Friday, May 8

Ground rent is an archaic and often misunderstood aspect of property ownership in England and Wales. We look at who has to pay it, why, and how recent reforms will likely result in this feudal land charge finally becoming a thing of the past.

Here, the team from online financial advice service Money Helpdesk has broken down everything you need to know about ground rent, including the latest developments around it.

What is ground rent?

In simple terms, it’s an annual fee paid by a homeowner with a leasehold property to the freeholder. The freeholder is the owner of the land on which the property is built. This is not like a service charge, which would typically cover maintenance and repair of communal areas, but simply a payment for the right to occupy the land that your home is built on.

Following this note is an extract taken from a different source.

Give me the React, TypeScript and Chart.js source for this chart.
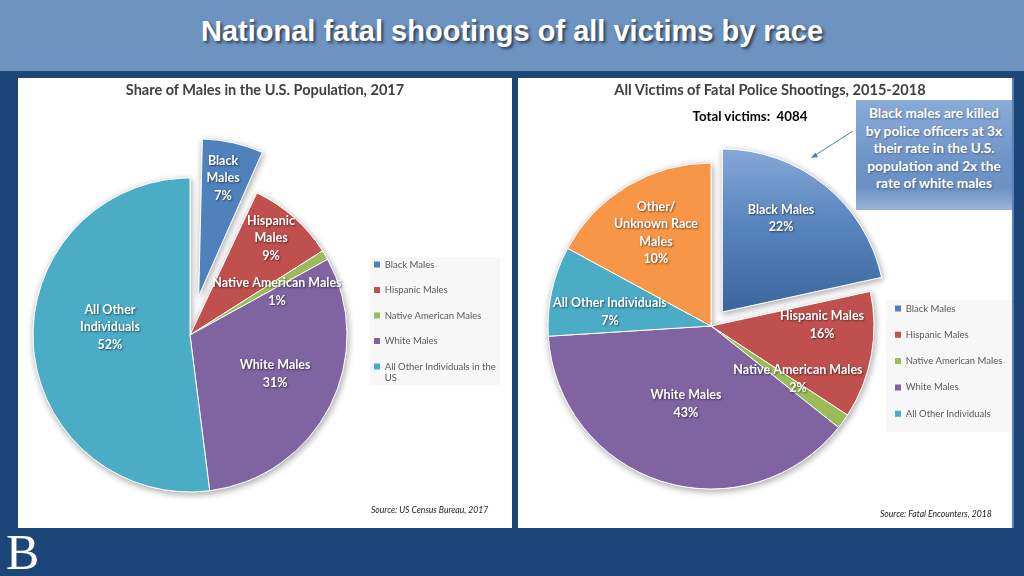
import React, { useEffect, useRef } from "react";
import { Chart, registerables } from "chart.js";

Chart.register(...registerables);

// ---------------- DATA ----------------
// Left chart: share of males in the U.S. population, 2017
const popCategories = [
  "Black Males",
  "Hispanic Males",
  "Native American Males",
  "White Males",
  "All Other Individuals in the US",
];
const popShares = [7, 9, 1, 31, 52];
const popSliceNames = [["Black", "Males"], ["Hispanic", "Males"], ["Native American Males"], ["White Males"], ["All Other", "Individuals"]];
const popSlicePercents = ["7%", "9%", "1%", "31%", "52%"];
const popLegendText = [["Black Males"], ["Hispanic Males"], ["Native American Males"], ["White Males"], ["All Other Individuals in the", "US"]];

// Right chart: all victims of fatal police shootings, 2015-2018
const victimCategories = [
  "Black Males",
  "Hispanic Males",
  "Native American Males",
  "White Males",
  "All Other Individuals",
  "Other/Unknown Race Males",
];
// slice sizes as drawn in the reference (percent of circle)
const victimShares = [21.6, 12.6, 1.5, 38.3, 8.9, 17.1];
const victimSliceNames = [["Black Males"], ["Hispanic Males"], ["Native American Males"], ["White Males"], ["All Other Individuals"], ["Other/", "Unknown Race", "Males"]];
const victimSlicePercents = ["22%", "16%", "2%", "43%", "7%", "10%"];
const victimLegendText = [["Black Males"], ["Hispanic Males"], ["Native American Males"], ["White Males"], ["All Other Individuals"]];
const totalVictims = 4084;

const sliceColors = ["#4f81bd", "#c0504d", "#9bbb59", "#8064a2", "#4bacc6", "#f79646"];

// ---------------- PLUGINS ----------------
const shadowPlugin = {
  id: "sliceShadow",
  beforeDatasetsDraw(chart: any) {
    const ctx = chart.ctx;
    const meta = chart.getDatasetMeta(0);
    ctx.save();
    ctx.shadowColor = "rgba(0,0,0,0.35)";
    ctx.shadowBlur = 7;
    ctx.shadowOffsetX = 1;
    ctx.shadowOffsetY = 2;
    meta.data.forEach((a: any) => a.draw(ctx));
    ctx.restore();
  },
};

const placePlugin = {
  id: "place",
  afterLayout(chart: any, _args: any, opts: any) {
    const L = chart.legend;
    const lab = chart.options.plugins.legend.labels;
    const fs = lab.font.size;
    if (L) {
      L.left = opts.boxX - lab.padding;
      L.top = opts.firstY - fs / 2 - lab.padding;
      L.right = chart.width;
      L.bottom = chart.height;
      L.width = L.right - L.left;
      L.height = L.bottom - L.top;
    }
    const ca = chart.chartArea;
    const R = opts.radius;
    ca.left = opts.cx - R;
    ca.right = opts.cx + R;
    ca.top = opts.cy - R;
    ca.bottom = opts.cy + R;
    ca.width = 2 * R;
    ca.height = 2 * R;
  },
  afterDatasetsUpdate(chart: any, _args: any, opts: any) {
    // keep the exploded slice at the same radius as the others (pure shift)
    const arc = chart.getDatasetMeta(0).data[0];
    if (!arc) return;
    const fix = 1 - Math.sin(Math.min(Math.PI, arc.circumference || 0));
    arc.outerRadius = opts.radius - opts.explode * fix;
  },
  beforeDraw(chart: any, _args: any, opts: any) {
    const ctx = chart.ctx;
    const b = opts.legendBg;
    ctx.save();
    ctx.fillStyle = "#f7f7f7";
    ctx.fillRect(b[0], b[1], b[2], b[3]);
    ctx.restore();
  },
};

const labelPlugin = {
  id: "sliceLabels",
  afterDatasetsDraw(chart: any, _args: any, opts: any) {
    const ctx = chart.ctx;
    const meta = chart.getDatasetMeta(0);
    meta.data.forEach((arc: any, i: number) => {
      const { x, y } = arc.getProps(["x", "y"], true);
      const R = opts.radius;
      const p = opts.place[i];
      const a = (p[1] * Math.PI) / 180;
      const cx = x + R * p[0] * Math.sin(a);
      const cy = y - R * p[0] * Math.cos(a);
      const lines = [...opts.names[i], opts.percents[i]];
      const lh = 17.5;
      const y0 = cy - ((lines.length - 1) * lh) / 2;
      ctx.save();
      ctx.font = "bold 12.5px Lato, sans-serif";
      ctx.fillStyle = "#ffffff";
      ctx.textAlign = "center";
      ctx.textBaseline = "middle";
      ctx.shadowColor = "rgba(0,0,0,0.55)";
      ctx.shadowBlur = 2;
      ctx.shadowOffsetX = 1;
      ctx.shadowOffsetY = 1;
      lines.forEach((t: string, k: number) => ctx.fillText(t, cx, y0 + k * lh));
      ctx.restore();
    });
  },
};

function makeConfig(p: any) {
  return {
    type: "pie",
    data: {
      labels: p.categories,
      datasets: [
        {
          data: p.values,
          backgroundColor: (c: any) => {
            const base = sliceColors[c.dataIndex];
            if (c.type !== "data" || c.dataIndex !== 0 || !p.gradient) return base;
            const ca = c.chart.chartArea;
            if (!ca) return base;
            const cy = (ca.top + ca.bottom) / 2;
            const g = c.chart.ctx.createLinearGradient(0, cy - p.radius - 20, 0, cy);
            g.addColorStop(0, "#92b1dc");
            g.addColorStop(0.5, "#5a86c0");
            g.addColorStop(1, "#3a659c");
            return g;
          },
          borderColor: "#ffffff",
          borderWidth: 1,
          offset: p.values.map((_: number, i: number) => (i === 0 ? p.explode * 4 : 0)),
          hoverOffset: 0,
          radius: p.radius,
          clip: false,
        },
      ],
    },
    options: {
      responsive: false,
      animation: false,
      events: [],
      layout: { padding: 0 },
      plugins: {
        tooltip: { enabled: false },
        title: { display: false },
        legend: {
          display: true,
          position: "right",
          align: "start",
          labels: {
            boxWidth: 6,
            boxHeight: 6,
            padding: p.legendPad,
            font: { family: "Lato, sans-serif", size: 9.5 },
            color: "#595959",
            generateLabels: () =>
              p.legendText.map((t: string[], i: number) => ({
                text: t.length > 1 ? t : t[0],
                fillStyle: sliceColors[i],
                strokeStyle: sliceColors[i],
                fontColor: "#595959",
                lineWidth: 0,
                hidden: false,
                index: i,
              })),
          },
        },
        place: { cx: p.cx, cy: p.cy, radius: p.radius, explode: p.explode, boxX: p.boxX, firstY: p.firstY, legendBg: p.legendBg },
        sliceLabels: { place: p.labelPlace, names: p.names, percents: p.percents, radius: p.radius },
      },
    },
    plugins: [placePlugin, shadowPlugin, labelPlugin],
  };
}

function PieCanvas({ config, width, height }: any) {
  const ref = useRef<HTMLCanvasElement>(null);
  useEffect(() => {
    const chart = new Chart(ref.current as HTMLCanvasElement, config as any);
    return () => chart.destroy();
  }, []);
  return (
    <canvas
      ref={ref}
      width={width}
      height={height}
      style={{ position: "absolute", left: 0, top: 0, width, height }}
    />
  );
}

const leftConfig = makeConfig({
  categories: popCategories,
  values: popShares,
  names: popSliceNames,
  percents: popSlicePercents,
  legendText: popLegendText,
  cx: 172,
  cy: 257,
  radius: 157,
  explode: 40,
  gradient: false,
  boxX: 356,
  firstY: 186.5,
  legendPad: 16.0,
  legendBg: [352, 179, 130, 128],
  labelPlace: [
    [1.02, 11.9],
    [0.805, 39.9],
    [0.618, 63.7],
    [0.596, 114.6],
    [0.512, 275.4],
  ],
});

const rightConfig = makeConfig({
  categories: victimCategories,
  values: victimShares,
  names: victimSliceNames,
  percents: victimSlicePercents,
  legendText: victimLegendText,
  cx: 193,
  cy: 248,
  radius: 163,
  explode: 18,
  gradient: true,
  boxX: 377,
  firstY: 230.5,
  legendPad: 16.8,
  legendBg: [368, 222, 126, 132],
  labelPlace: [
    [0.787, 33.1],
    [0.681, 89.5],
    [0.625, 121.4],
    [0.502, 197.8],
    [0.626, 277.9],
    [0.663, 329.4],
  ],
});

export default function App() {
  const panelTitle: React.CSSProperties = {
    position: "absolute",
    top: 3,
    left: 0,
    width: "100%",
    textAlign: "center",
    font: "bold 14.5px Lato, sans-serif",
    lineHeight: "18px",
    color: "#404040",
    whiteSpace: "nowrap",
  };
  const source: React.CSSProperties = {
    position: "absolute",
    font: "italic 8.6px Lato, sans-serif",
    color: "#222",
    whiteSpace: "nowrap",
  };
  return (
    <div
      style={{
        position: "fixed",
        left: 0,
        top: 0,
        width: 1024,
        height: 576,
        background: "#1d4678",
        overflow: "hidden",
        fontFamily: "Lato, sans-serif",
      }}
    >
      <div style={{ position: "absolute", left: 0, top: 0, width: 1024, height: 71, background: "#6d93c1" }}>
        <div
          style={{
            position: "absolute",
            left: 0,
            top: 12,
            width: 1024,
            textAlign: "center",
            font: "bold 29px 'Liberation Sans Narrow', 'Liberation Sans', sans-serif",
            lineHeight: "38px",
            color: "#ffffff",
            textShadow: "2px 2px 3px rgba(0,0,0,0.6)",
          }}
        >
          National fatal shootings of all victims by race
        </div>
      </div>

      <div style={{ position: "absolute", left: 18, top: 78, width: 494, height: 450, background: "#ffffff" }}>
        <PieCanvas config={leftConfig} width={494} height={450} />
        <div style={panelTitle}>Share of Males in the U.S. Population, 2017</div>
        <div style={{ ...source, left: 353, top: 427 }}>Source: US Census Bureau, 2017</div>
      </div>

      <div
        style={{
          position: "absolute",
          left: 518,
          top: 78,
          width: 496,
          height: 450,
          background: "#ffffff",
          boxSizing: "border-box",
          borderRight: "2px solid #5b82b3",
        }}
      >
        <PieCanvas config={rightConfig} width={494} height={450} />
        <div style={{ ...panelTitle, left: 5, fontSize: 14.6 }}>All Victims of Fatal Police Shootings, 2015-2018</div>
        <div
          style={{
            position: "absolute",
            left: 132,
            top: 29,
            width: 200,
            textAlign: "center",
            font: "bold 13.3px Lato, sans-serif",
            lineHeight: "18px",
            color: "#000",
            whiteSpace: "pre",
          }}
        >
          {"Total victims:  " + totalVictims}
        </div>
        <div
          style={{
            position: "absolute",
            left: 338,
            top: 22,
            width: 156,
            height: 110,
            boxSizing: "border-box",
            paddingTop: 4,
            background: "linear-gradient(to bottom, #8aabd8 0%, #6e95c8 55%, #6b91c4 80%, #9ab4d8 100%)",
            color: "#ffffff",
            font: "bold 13.7px Lato, sans-serif",
            lineHeight: "17.5px",
            textAlign: "center",
            textShadow: "1px 1px 2px rgba(0,0,0,0.35)",
            whiteSpace: "nowrap",
          }}
        >
          Black males are killed
          <br />
          by police officers at 3x
          <br />
          their rate in the U.S.
          <br />
          population and 2x the
          <br />
          rate of white males
        </div>
        <svg style={{ position: "absolute", left: 0, top: 0 }} width={496} height={200}>
          <line x1={335} y1={53} x2={296} y2={78} stroke="#4a7ebb" strokeWidth={1} />
          <polygon points="293,80 297.5,74.5 300,79" fill="#4a7ebb" />
        </svg>
        <div style={{ ...source, left: 362, top: 431 }}>Source: Fatal Encounters, 2018</div>
      </div>

      <div
        style={{
          position: "absolute",
          left: 6,
          top: 525,
          font: "50px 'Liberation Serif', serif",
          color: "#ffffff",
          lineHeight: "54px",
        }}
      >
        B
      </div>
    </div>
  );
}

Historically, ground rent payments were often very small, but in recent decades, many new build leasehold properties were sold with significantly higher ground rents, often with clauses allowing for them to double every 10 or 25 years. This led to considerable financial strain and anxiety for many leaseholders.

Who has to pay it?

Ground rent is exclusively paid by leaseholders in England and Wales. If you own a freehold property, or live elsewhere in the UK, you do not pay ground rent.

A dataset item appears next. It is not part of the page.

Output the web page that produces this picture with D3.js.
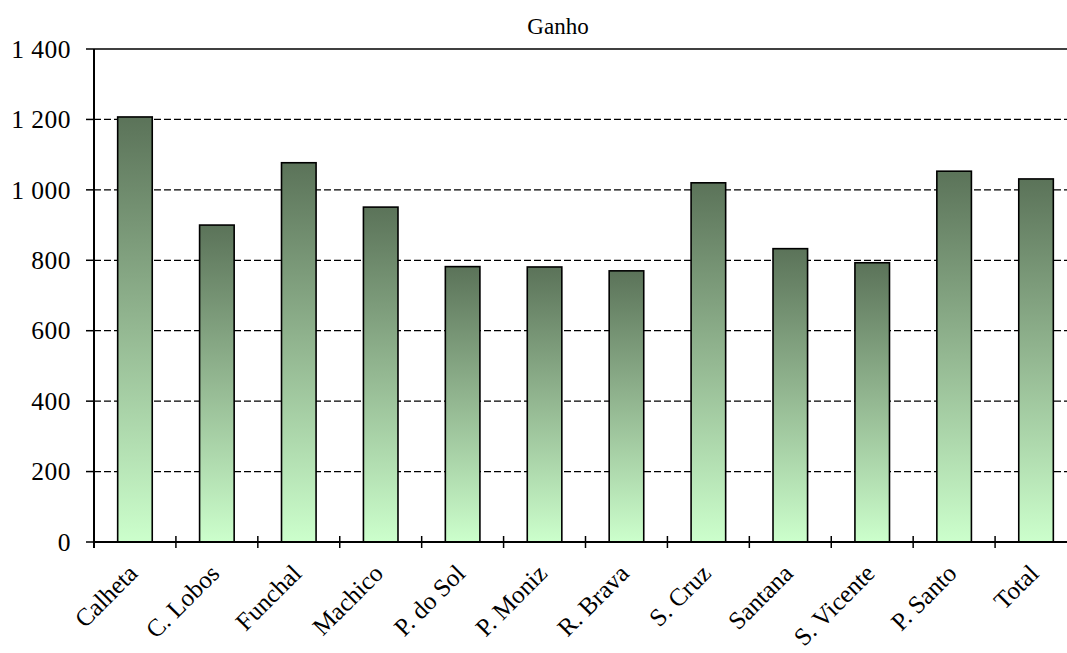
<!DOCTYPE html>
<html>
<head>
<meta charset="utf-8">
<script src="https://cdn.jsdelivr.net/npm/d3@7"></script>
<style>
  html, body { margin: 0; padding: 0; background: #fff; }
  svg { display: block; }
  text { font-family: "Liberation Serif", "Times New Roman", serif; fill: #000; }
</style>
</head>
<body>
<svg id="chart" width="1067" height="653"></svg>
<script>
const title = "Ganho";
const categories = ["Calheta", "C. Lobos", "Funchal", "Machico", "P. do Sol", "P. Moniz",
                    "R. Brava", "S. Cruz", "Santana", "S. Vicente", "P. Santo", "Total"];
const values = [1207, 900, 1077, 951, 782, 781, 770, 1020, 833, 793, 1053, 1031];
const yTicks = [0, 200, 400, 600, 800, 1000, 1200, 1400];

const svg = d3.select("#chart");
const pLeft = 94, pRight = 1077, pTop = 49, pBottom = 542;

const xStep = d3.scaleBand().domain(categories).range([pLeft, pRight]).padding(0);
const x = d3.scaleBand().domain(categories).range([pLeft, pRight]).paddingInner(0.578).paddingOuter(0.289);
const y = d3.scaleLinear().domain([0, 1400]).range([pBottom, pTop]);

const fmt = v => d3.format(",")(v).replace(/,/g, " ");

// gradient
const defs = svg.append("defs");
const grad = defs.append("linearGradient").attr("id", "barGrad")
  .attr("x1", 0).attr("y1", 0).attr("x2", 0).attr("y2", 1);
grad.append("stop").attr("offset", "0%").attr("stop-color", "#5b7359");
grad.append("stop").attr("offset", "50%").attr("stop-color", "#94b892");
grad.append("stop").attr("offset", "100%").attr("stop-color", "#ccffcc");

// gridlines
svg.append("g").selectAll("line").data(yTicks.filter(d => d > 0)).join("line")
  .attr("x1", pLeft).attr("x2", pRight)
  .attr("y1", d => y(d)).attr("y2", d => y(d))
  .attr("stroke", "#000").attr("stroke-width", 1.3)
  .attr("stroke-dasharray", d => d === 1400 ? null : "7,3");

// bars
svg.append("g").selectAll("rect").data(values).join("rect")
  .attr("x", (d, i) => x(categories[i]))
  .attr("width", x.bandwidth())
  .attr("y", d => y(d))
  .attr("height", d => y(0) - y(d))
  .attr("fill", "url(#barGrad)")
  .attr("stroke", "#000").attr("stroke-width", 1.6);

// y axis
const yAxis = svg.append("g");
yAxis.append("line").attr("x1", pLeft).attr("x2", pLeft).attr("y1", pTop).attr("y2", pBottom + 6)
  .attr("stroke", "#000").attr("stroke-width", 2);
yAxis.selectAll("line.tick").data(yTicks).join("line").attr("class", "tick")
  .attr("x1", pLeft - 8).attr("x2", pLeft).attr("y1", d => y(d)).attr("y2", d => y(d))
  .attr("stroke", "#000").attr("stroke-width", 1.5);
yAxis.selectAll("text").data(yTicks).join("text")
  .attr("x", 71).attr("y", d => y(d)).attr("dy", "0.34em")
  .attr("text-anchor", "end").attr("font-size", 25.5)
  .attr("letter-spacing", 0.5)
  .text(fmt);

// x axis
const xAxis = svg.append("g");
xAxis.append("line").attr("x1", pLeft).attr("x2", pRight).attr("y1", pBottom).attr("y2", pBottom)
  .attr("stroke", "#000").attr("stroke-width", 2);
xAxis.selectAll("line.tick").data(categories).join("line").attr("class", "tick")
  .attr("x1", d => xStep(d)).attr("x2", d => xStep(d))
  .attr("y1", pBottom - 6).attr("y2", pBottom + 6)
  .attr("stroke", "#000").attr("stroke-width", 1.5);
xAxis.selectAll("text").data(categories).join("text")
  .attr("transform", d => `translate(${x(d) + x.bandwidth() / 2 + 4},${575}) rotate(-45)`)
  .attr("text-anchor", "end").attr("font-size", 25)
  .text(d => d);

// title
svg.append("text").attr("x", 558).attr("y", 34).attr("text-anchor", "middle")
  .attr("font-size", 23).text(title);
</script>
</body>
</html>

Before purchasing a property, it is crucial to understand whether it is freehold or leasehold. Your solicitor will provide you with all the necessary information, including details of any ground rent clauses.

What is a leaseholder?

A leaseholder is someone who owns a leasehold property. There are five million leasehold properties in England and Wales, with the vast majority being flats (around 70%). While in recent years some new-build houses on larger developments have been sold as leasehold, this practice has been heavily criticised.

When leaseholders buy their home, they purchase the property, and the right to live in it for a fixed period of time (the leaseholder term). The length of the lease remaining on a property when you buy it can impact your ability to get a mortgage or sell your home, as the shorter the lease length, the more your property value falls.

The Commonhold and Leasehold Reform Bill explained

The 2022 Leasehold Reform (Ground Rent) Act was a landmark legislation which effectively banned ground rents on most new residential long leases in England and Wales to a ‘peppercorn’ (zero financial value). This act set the groundwork for a softening of the leaseholder system, but did not go far enough to protect existing leaseholders, or completely prevent the sale of leasehold property.

In fact, in 2025 alone, around £600m in ground rent was collected from homeowners throughout England and Wales. However, this week the government has announced the Draft Commonhold and Leasehold Reform Bill, which, if ratified in parliament, is expected to come into force in late 2028.

This bill goes way further to protect existing leaseholders and essentially replace dated leasehold practices with modern commonhold rules.

Key changes

  • Ground rent cap: Ground rent will be capped at £250/year for all existing leases, dropping to £0 after 40 years
  • Leasehold ban: New flats must now be commonhold
  • Forfeiture abolished: Freeholders can no longer take your home over a £350 ground rent debt
  • Conversion of terms: You can now convert a block of flats to commonhold if only 50% of neighbors agree

What is commonhold?

Commonhold is a type of home ownership where neighbours collectively own the ground their flats are built on as well as the building itself. This is fairly common practice across the globe, however, yet to become dominant in the UK. 

Commonhold ownership removes the freeholder (or landlord) element of property ownership completely, replacing the leaseholder practice with a fairer, community-based ownership structure.

While the original Leasehold reform act introduced this back in 2022, the laws surrounding it made it very difficult to implement. However, this is expected to be the default way flats will be sold in England and Wales in the future, assuming the bill goes through parliament as is.